[Challenge]:
Your output must consist solely of the lines from the "Output the LaTeX" line through the "(oT.south) -- (oB.north);" line, exactly as written, without images.

Entries with chart source code:
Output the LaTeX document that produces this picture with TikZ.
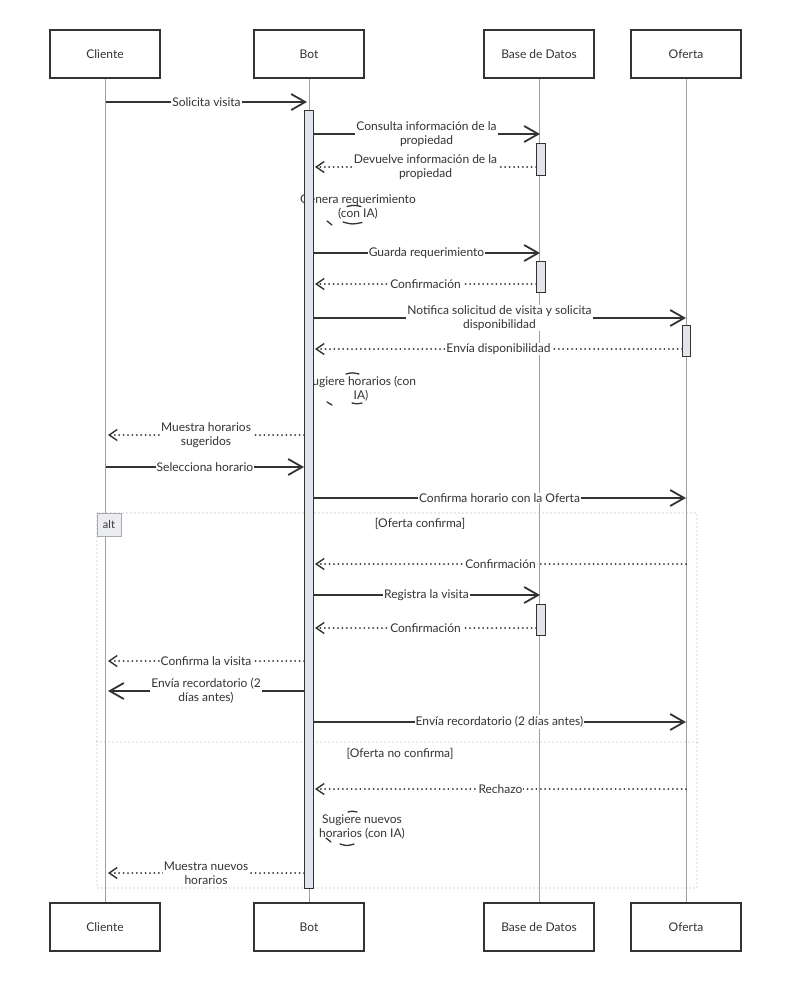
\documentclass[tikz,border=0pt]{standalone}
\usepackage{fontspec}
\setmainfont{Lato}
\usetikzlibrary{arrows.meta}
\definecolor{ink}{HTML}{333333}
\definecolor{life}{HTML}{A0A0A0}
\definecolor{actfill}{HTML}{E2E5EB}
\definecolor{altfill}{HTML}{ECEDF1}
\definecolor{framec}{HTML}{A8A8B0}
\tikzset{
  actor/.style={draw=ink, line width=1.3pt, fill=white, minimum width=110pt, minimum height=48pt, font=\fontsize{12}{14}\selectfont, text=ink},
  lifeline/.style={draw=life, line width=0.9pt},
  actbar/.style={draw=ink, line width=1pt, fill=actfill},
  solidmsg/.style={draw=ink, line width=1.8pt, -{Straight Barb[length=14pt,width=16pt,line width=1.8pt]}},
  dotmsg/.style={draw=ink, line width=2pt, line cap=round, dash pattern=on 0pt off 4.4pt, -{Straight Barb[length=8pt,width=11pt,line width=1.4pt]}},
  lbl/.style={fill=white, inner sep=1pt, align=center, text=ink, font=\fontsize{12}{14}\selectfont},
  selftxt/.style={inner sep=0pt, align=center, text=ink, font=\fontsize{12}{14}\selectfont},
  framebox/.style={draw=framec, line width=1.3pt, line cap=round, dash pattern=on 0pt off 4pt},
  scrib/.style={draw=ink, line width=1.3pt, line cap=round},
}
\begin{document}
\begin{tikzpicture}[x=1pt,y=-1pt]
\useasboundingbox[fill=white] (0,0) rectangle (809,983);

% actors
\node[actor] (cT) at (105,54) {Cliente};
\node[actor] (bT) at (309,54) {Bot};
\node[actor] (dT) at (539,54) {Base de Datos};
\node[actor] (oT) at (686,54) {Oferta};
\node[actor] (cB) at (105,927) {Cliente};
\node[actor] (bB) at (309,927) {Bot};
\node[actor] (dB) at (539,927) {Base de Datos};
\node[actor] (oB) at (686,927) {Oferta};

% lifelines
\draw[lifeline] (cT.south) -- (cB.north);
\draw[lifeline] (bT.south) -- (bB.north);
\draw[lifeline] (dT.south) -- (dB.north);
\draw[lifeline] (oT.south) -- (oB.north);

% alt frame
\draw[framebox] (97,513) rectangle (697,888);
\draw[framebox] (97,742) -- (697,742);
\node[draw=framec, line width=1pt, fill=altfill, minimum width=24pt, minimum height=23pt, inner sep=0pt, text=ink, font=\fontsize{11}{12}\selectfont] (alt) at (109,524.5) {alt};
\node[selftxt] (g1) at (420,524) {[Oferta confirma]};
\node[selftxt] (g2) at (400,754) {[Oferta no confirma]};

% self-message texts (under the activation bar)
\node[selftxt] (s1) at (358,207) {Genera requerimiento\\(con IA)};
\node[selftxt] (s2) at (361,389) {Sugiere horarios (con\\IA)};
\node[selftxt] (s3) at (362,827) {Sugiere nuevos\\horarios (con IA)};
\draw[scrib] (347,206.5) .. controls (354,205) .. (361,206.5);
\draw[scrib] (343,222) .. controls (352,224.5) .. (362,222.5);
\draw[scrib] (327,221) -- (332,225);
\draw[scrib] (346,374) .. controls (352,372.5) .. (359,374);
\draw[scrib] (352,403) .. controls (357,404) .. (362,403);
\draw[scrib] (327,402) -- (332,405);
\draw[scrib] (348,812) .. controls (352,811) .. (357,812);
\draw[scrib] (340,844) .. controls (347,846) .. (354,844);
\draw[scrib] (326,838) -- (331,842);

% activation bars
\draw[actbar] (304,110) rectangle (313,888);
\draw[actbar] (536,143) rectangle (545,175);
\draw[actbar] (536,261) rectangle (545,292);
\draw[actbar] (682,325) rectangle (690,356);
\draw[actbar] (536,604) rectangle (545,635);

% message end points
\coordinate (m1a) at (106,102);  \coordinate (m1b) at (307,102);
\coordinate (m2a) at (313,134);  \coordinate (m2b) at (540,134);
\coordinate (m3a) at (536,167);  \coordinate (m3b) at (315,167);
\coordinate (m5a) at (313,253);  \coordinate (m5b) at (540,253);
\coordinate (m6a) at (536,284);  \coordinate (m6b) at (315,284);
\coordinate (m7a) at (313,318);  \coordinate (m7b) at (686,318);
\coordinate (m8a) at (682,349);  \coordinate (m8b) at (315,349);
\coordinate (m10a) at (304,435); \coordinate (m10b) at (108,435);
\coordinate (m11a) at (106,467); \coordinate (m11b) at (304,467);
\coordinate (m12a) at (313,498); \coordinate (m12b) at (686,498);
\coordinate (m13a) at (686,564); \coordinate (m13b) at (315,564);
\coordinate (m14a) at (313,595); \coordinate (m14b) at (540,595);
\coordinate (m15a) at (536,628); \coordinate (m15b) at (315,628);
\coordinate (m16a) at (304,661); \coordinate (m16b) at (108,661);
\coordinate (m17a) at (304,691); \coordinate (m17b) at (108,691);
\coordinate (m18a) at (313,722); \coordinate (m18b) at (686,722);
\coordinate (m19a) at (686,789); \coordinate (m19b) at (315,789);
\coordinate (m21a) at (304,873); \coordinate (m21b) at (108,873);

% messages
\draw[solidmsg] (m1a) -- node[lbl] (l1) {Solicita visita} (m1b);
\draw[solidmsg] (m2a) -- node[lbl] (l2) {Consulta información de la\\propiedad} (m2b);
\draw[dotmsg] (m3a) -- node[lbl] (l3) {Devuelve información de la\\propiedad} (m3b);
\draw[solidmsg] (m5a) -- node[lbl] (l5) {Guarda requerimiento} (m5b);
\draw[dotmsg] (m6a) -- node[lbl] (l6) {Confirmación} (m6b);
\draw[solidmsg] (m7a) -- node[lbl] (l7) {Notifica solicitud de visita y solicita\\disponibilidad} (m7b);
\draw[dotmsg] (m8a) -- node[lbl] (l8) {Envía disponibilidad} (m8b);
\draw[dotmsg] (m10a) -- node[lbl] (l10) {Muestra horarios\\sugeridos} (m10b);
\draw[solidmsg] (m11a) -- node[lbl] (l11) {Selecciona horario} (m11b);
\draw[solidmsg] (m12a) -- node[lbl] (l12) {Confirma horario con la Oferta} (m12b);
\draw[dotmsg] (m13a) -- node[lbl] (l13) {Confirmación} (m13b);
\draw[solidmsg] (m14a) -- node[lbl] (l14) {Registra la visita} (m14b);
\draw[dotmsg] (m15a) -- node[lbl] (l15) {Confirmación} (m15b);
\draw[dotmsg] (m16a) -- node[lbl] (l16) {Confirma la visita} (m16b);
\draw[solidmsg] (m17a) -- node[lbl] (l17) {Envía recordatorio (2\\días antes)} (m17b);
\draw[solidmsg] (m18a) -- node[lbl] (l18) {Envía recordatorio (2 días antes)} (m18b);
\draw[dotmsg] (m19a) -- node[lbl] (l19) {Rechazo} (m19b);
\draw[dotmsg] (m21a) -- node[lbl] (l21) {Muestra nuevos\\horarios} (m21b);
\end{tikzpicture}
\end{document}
* * *
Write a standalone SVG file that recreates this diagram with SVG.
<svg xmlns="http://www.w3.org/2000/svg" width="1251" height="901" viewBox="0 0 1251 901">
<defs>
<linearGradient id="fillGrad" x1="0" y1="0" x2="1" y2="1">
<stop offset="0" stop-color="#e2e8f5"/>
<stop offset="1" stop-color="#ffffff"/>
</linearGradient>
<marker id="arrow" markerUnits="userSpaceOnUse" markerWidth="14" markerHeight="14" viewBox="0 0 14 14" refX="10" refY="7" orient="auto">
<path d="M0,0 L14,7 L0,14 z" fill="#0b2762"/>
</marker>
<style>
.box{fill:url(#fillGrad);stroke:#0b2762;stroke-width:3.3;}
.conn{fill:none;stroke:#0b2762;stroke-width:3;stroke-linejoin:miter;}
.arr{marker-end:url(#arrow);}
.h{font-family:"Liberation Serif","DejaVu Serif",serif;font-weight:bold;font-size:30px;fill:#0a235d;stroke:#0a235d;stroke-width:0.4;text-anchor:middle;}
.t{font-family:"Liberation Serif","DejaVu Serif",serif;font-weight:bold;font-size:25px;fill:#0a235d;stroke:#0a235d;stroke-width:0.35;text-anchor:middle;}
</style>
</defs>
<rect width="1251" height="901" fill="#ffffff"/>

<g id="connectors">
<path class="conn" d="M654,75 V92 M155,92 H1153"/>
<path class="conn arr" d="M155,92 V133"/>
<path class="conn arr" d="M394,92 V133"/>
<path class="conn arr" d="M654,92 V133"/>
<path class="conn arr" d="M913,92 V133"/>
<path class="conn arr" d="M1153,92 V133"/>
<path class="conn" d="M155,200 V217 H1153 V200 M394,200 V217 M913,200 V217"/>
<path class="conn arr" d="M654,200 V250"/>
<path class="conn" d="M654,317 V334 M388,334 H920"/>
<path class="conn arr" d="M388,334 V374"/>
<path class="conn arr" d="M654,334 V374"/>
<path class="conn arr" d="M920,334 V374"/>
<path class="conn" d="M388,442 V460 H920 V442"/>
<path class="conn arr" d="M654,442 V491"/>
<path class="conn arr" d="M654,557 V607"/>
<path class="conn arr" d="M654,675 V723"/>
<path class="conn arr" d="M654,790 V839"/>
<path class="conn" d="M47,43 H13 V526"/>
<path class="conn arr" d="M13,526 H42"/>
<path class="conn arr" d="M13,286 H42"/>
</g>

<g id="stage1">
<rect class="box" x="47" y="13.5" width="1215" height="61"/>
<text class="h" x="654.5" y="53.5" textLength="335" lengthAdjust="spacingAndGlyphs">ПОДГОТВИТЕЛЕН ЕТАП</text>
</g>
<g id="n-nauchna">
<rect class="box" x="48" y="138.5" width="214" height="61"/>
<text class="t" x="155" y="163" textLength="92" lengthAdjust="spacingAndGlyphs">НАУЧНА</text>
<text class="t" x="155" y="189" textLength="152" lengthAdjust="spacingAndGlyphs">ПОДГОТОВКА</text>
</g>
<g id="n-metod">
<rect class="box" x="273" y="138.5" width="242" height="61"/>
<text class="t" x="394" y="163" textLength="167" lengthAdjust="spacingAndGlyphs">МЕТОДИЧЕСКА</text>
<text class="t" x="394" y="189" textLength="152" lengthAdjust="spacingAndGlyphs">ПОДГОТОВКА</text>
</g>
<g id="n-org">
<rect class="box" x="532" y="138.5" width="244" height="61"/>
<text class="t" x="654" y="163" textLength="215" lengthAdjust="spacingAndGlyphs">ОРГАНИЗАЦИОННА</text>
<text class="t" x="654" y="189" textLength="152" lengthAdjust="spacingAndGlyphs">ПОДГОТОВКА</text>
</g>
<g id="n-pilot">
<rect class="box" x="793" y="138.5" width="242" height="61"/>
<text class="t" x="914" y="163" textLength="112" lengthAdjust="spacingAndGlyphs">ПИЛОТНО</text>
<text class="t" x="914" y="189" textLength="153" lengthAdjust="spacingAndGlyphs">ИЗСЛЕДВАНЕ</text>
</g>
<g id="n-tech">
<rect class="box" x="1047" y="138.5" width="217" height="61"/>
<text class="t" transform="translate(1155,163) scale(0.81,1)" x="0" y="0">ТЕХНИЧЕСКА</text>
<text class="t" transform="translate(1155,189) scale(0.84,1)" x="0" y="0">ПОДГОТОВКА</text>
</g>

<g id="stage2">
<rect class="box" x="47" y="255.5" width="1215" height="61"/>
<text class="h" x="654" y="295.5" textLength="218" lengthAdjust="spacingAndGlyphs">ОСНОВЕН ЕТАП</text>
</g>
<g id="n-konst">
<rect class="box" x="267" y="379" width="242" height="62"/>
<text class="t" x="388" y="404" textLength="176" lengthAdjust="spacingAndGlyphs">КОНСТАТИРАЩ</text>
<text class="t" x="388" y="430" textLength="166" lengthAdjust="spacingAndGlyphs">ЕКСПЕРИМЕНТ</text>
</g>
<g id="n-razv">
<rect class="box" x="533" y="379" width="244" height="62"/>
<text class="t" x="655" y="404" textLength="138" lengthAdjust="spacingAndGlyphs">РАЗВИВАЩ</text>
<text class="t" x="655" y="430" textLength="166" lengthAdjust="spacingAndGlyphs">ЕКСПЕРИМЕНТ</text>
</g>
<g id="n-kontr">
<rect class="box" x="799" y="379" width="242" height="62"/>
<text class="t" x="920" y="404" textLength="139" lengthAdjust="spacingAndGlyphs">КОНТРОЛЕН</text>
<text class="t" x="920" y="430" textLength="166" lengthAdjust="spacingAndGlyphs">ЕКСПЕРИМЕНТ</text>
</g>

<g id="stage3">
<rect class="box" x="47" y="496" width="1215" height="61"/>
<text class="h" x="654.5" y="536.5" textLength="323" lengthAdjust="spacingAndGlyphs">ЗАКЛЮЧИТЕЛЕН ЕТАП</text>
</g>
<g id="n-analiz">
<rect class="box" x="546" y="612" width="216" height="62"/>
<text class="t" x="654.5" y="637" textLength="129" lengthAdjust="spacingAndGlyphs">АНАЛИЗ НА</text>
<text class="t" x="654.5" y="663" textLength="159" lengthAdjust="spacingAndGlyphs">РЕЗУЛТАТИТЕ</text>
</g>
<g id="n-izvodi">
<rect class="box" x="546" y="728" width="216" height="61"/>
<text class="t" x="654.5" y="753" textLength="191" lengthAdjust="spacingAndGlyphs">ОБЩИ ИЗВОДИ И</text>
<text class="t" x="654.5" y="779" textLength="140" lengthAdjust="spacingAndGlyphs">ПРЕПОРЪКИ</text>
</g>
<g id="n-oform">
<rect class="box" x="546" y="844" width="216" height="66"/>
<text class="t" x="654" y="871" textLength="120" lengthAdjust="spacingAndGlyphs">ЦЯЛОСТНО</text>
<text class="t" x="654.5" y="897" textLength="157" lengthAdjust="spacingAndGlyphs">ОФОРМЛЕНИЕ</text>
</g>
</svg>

[In response]:
Output the LaTeX document that produces this picture with TikZ.
\documentclass[tikz,border=0pt]{standalone}
\usepackage{fontspec}
\setmainfont{Lato}
\usetikzlibrary{arrows.meta}
\definecolor{ink}{HTML}{333333}
\definecolor{life}{HTML}{A0A0A0}
\definecolor{actfill}{HTML}{E2E5EB}
\definecolor{altfill}{HTML}{ECEDF1}
\definecolor{framec}{HTML}{A8A8B0}
\tikzset{
  actor/.style={draw=ink, line width=1.3pt, fill=white, minimum width=110pt, minimum height=48pt, font=\fontsize{12}{14}\selectfont, text=ink},
  lifeline/.style={draw=life, line width=0.9pt},
  actbar/.style={draw=ink, line width=1pt, fill=actfill},
  solidmsg/.style={draw=ink, line width=1.8pt, -{Straight Barb[length=14pt,width=16pt,line width=1.8pt]}},
  dotmsg/.style={draw=ink, line width=2pt, line cap=round, dash pattern=on 0pt off 4.4pt, -{Straight Barb[length=8pt,width=11pt,line width=1.4pt]}},
  lbl/.style={fill=white, inner sep=1pt, align=center, text=ink, font=\fontsize{12}{14}\selectfont},
  selftxt/.style={inner sep=0pt, align=center, text=ink, font=\fontsize{12}{14}\selectfont},
  framebox/.style={draw=framec, line width=1.3pt, line cap=round, dash pattern=on 0pt off 4pt},
  scrib/.style={draw=ink, line width=1.3pt, line cap=round},
}
\begin{document}
\begin{tikzpicture}[x=1pt,y=-1pt]
\useasboundingbox[fill=white] (0,0) rectangle (809,983);

% actors
\node[actor] (cT) at (105,54) {Cliente};
\node[actor] (bT) at (309,54) {Bot};
\node[actor] (dT) at (539,54) {Base de Datos};
\node[actor] (oT) at (686,54) {Oferta};
\node[actor] (cB) at (105,927) {Cliente};
\node[actor] (bB) at (309,927) {Bot};
\node[actor] (dB) at (539,927) {Base de Datos};
\node[actor] (oB) at (686,927) {Oferta};

% lifelines
\draw[lifeline] (cT.south) -- (cB.north);
\draw[lifeline] (bT.south) -- (bB.north);
\draw[lifeline] (dT.south) -- (dB.north);
\draw[lifeline] (oT.south) -- (oB.north);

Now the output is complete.